Reproduce every line of the listing as written, apart from the pictures.
┄┄┄┄┄┄┄┄┄┄┄┄┄┄┄┄┄┄┄┄
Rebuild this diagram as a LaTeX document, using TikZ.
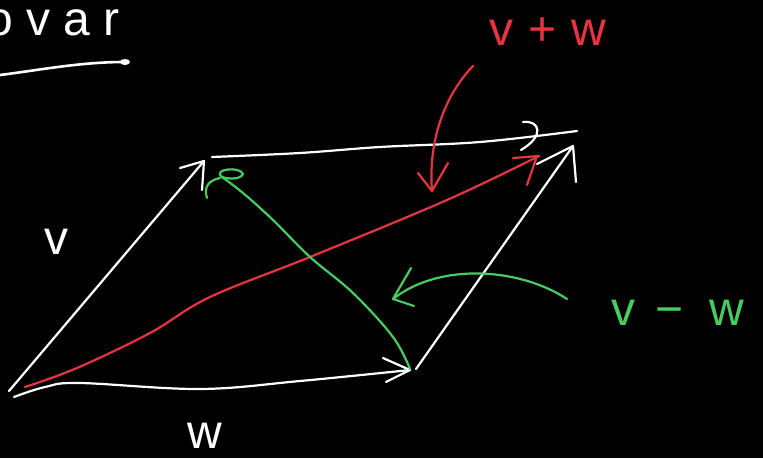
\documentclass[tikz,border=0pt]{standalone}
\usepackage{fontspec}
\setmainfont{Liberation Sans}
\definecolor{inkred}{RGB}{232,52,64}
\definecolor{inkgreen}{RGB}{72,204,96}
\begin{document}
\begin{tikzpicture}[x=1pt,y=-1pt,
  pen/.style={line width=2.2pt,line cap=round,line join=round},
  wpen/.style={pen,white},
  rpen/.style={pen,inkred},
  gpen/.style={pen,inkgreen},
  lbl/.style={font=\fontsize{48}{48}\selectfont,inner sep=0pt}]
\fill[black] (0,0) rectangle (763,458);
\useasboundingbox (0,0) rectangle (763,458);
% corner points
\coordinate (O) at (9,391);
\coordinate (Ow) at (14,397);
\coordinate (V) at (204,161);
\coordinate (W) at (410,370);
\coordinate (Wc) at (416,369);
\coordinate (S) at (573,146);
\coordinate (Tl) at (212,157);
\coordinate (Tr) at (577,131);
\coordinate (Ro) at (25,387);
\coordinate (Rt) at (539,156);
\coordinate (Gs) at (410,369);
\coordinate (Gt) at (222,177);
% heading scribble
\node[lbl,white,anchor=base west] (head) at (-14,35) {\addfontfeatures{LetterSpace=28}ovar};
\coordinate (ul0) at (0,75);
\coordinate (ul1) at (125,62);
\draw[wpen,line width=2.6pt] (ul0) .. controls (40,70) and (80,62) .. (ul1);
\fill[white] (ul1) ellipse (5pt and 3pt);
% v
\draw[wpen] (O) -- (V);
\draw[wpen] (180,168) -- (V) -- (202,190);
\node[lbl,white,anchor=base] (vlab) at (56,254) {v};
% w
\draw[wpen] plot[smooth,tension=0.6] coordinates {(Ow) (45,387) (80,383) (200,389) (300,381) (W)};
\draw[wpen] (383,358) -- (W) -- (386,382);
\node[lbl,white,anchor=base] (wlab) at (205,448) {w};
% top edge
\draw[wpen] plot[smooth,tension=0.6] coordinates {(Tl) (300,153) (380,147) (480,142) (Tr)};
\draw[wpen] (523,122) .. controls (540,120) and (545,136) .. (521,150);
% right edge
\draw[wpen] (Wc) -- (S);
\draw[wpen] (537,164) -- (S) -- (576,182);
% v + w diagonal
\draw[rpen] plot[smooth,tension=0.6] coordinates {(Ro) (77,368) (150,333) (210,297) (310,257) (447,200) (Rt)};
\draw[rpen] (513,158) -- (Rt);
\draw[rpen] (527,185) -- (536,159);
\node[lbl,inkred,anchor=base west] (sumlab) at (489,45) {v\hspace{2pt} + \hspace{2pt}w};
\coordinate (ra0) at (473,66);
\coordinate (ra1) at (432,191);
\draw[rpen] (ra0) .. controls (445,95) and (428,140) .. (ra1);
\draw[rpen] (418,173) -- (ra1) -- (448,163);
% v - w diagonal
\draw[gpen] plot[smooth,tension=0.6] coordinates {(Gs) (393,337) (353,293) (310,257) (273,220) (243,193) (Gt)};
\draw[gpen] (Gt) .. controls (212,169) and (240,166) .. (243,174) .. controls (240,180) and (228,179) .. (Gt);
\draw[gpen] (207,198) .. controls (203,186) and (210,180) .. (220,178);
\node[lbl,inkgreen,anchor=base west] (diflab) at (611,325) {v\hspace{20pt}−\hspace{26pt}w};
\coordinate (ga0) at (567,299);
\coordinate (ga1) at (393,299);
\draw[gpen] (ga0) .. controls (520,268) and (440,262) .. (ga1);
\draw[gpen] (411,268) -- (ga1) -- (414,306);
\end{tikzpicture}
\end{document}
┄┄┄┄┄┄┄┄┄┄┄┄┄┄┄┄┄┄┄┄
* [EXERCISE ANSWER]
Rebuild this diagram as a LaTeX document, using TikZ.
\documentclass[tikz,border=0pt]{standalone}
\usepackage{fontspec}
\setmainfont{Liberation Sans}
\definecolor{inkred}{RGB}{232,52,64}
\definecolor{inkgreen}{RGB}{72,204,96}
\begin{document}
\begin{tikzpicture}[x=1pt,y=-1pt,
  pen/.style={line width=2.2pt,line cap=round,line join=round},
  wpen/.style={pen,white},
  rpen/.style={pen,inkred},
  gpen/.style={pen,inkgreen},
  lbl/.style={font=\fontsize{48}{48}\selectfont,inner sep=0pt}]
\fill[black] (0,0) rectangle (763,458);
\useasboundingbox (0,0) rectangle (763,458);
% corner points
\coordinate (O) at (9,391);
\coordinate (Ow) at (14,397);
\coordinate (V) at (204,161);
\coordinate (W) at (410,370);
\coordinate (Wc) at (416,369);
\coordinate (S) at (573,146);
\coordinate (Tl) at (212,157);
\coordinate (Tr) at (577,131);
\coordinate (Ro) at (25,387);
\coordinate (Rt) at (539,156);
\coordinate (Gs) at (410,369);
\coordinate (Gt) at (222,177);
% heading scribble
\node[lbl,white,anchor=base west] (head) at (-14,35) {\addfontfeatures{LetterSpace=28}ovar};
\coordinate (ul0) at (0,75);
\coordinate (ul1) at (125,62);
\draw[wpen,line width=2.6pt] (ul0) .. controls (40,70) and (80,62) .. (ul1);
\fill[white] (ul1) ellipse (5pt and 3pt);
% v
\draw[wpen] (O) -- (V);
\draw[wpen] (180,168) -- (V) -- (202,190);
\node[lbl,white,anchor=base] (vlab) at (56,254) {v};
% w
\draw[wpen] plot[smooth,tension=0.6] coordinates {(Ow) (45,387) (80,383) (200,389) (300,381) (W)};
\draw[wpen] (383,358) -- (W) -- (386,382);
\node[lbl,white,anchor=base] (wlab) at (205,448) {w};
% top edge
\draw[wpen] plot[smooth,tension=0.6] coordinates {(Tl) (300,153) (380,147) (480,142) (Tr)};
\draw[wpen] (523,122) .. controls (540,120) and (545,136) .. (521,150);
% right edge
\draw[wpen] (Wc) -- (S);
\draw[wpen] (537,164) -- (S) -- (576,182);
% v + w diagonal
\draw[rpen] plot[smooth,tension=0.6] coordinates {(Ro) (77,368) (150,333) (210,297) (310,257) (447,200) (Rt)};
\draw[rpen] (513,158) -- (Rt);
\draw[rpen] (527,185) -- (536,159);
\node[lbl,inkred,anchor=base west] (sumlab) at (489,45) {v\hspace{2pt} + \hspace{2pt}w};
\coordinate (ra0) at (473,66);
\coordinate (ra1) at (432,191);
\draw[rpen] (ra0) .. controls (445,95) and (428,140) .. (ra1);
\draw[rpen] (418,173) -- (ra1) -- (448,163);
% v - w diagonal
\draw[gpen] plot[smooth,tension=0.6] coordinates {(Gs) (393,337) (353,293) (310,257) (273,220) (243,193) (Gt)};
\draw[gpen] (Gt) .. controls (212,169) and (240,166) .. (243,174) .. controls (240,180) and (228,179) .. (Gt);
\draw[gpen] (207,198) .. controls (203,186) and (210,180) .. (220,178);
\node[lbl,inkgreen,anchor=base west] (diflab) at (611,325) {v\hspace{20pt}−\hspace{26pt}w};
\coordinate (ga0) at (567,299);
\coordinate (ga1) at (393,299);
\draw[gpen] (ga0) .. controls (520,268) and (440,262) .. (ga1);
\draw[gpen] (411,268) -- (ga1) -- (414,306);
\end{tikzpicture}
\end{document}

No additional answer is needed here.